Modern machine learning and data collection techniques combined with mobile technology will transform hearing health care. Quantifiable aspects of audiology make it well suited for computational augmentation, automation and clinical decision support. These advances can improve access to care, personalize diagnoses and treatments, and lead to better quality services. Here, we present recent examples that illustrate the potential of computational audiology and raise awareness for risks associated with big-data processing and emerging medical artificial intelligence (AI) applications.

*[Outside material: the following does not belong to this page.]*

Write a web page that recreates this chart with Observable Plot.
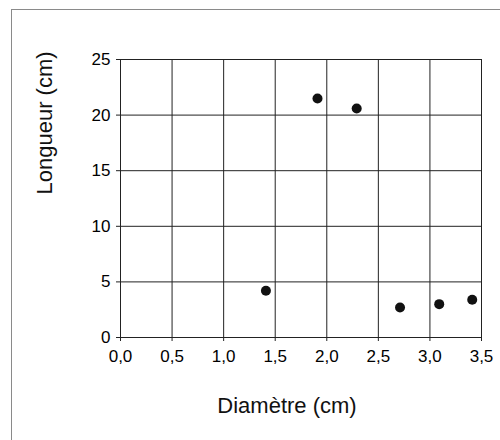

Computational audiology can be applied along the entire spectrum of hearing health care: from fundamental auditory science to more clinical and translational work on diagnosis, treatment, and rehabilitation across the lifespan. Computational assistance can replace some of the tasks currently performed by experts, reduce testing burdens and, most importantly, improve access, quality, and uniformity of hearing health care on a global scale. Computational audiology may initially serve as an assistive tool in the hands of the expert but we foresee that modern mobile phones, readily available in billions of pockets across the world, will catalyze the democratization of audiology. However, a potential risk of highly autonomous and self-learning clinical decision support systems is that, depending on the design, they behave like black boxes. Such systems are not interpretable and unsuitable for an informed-decision process. Also, it hinders independent inspection, collaborative research, and awareness for biases in data. In order to accomplish a fair, affordable, and safe digital transformation of audiology, we must join forces with experts in computational sciences, agree on global standards and evidence-based procedures, and carefully consider the possible challenges and risks of big data and AI technology.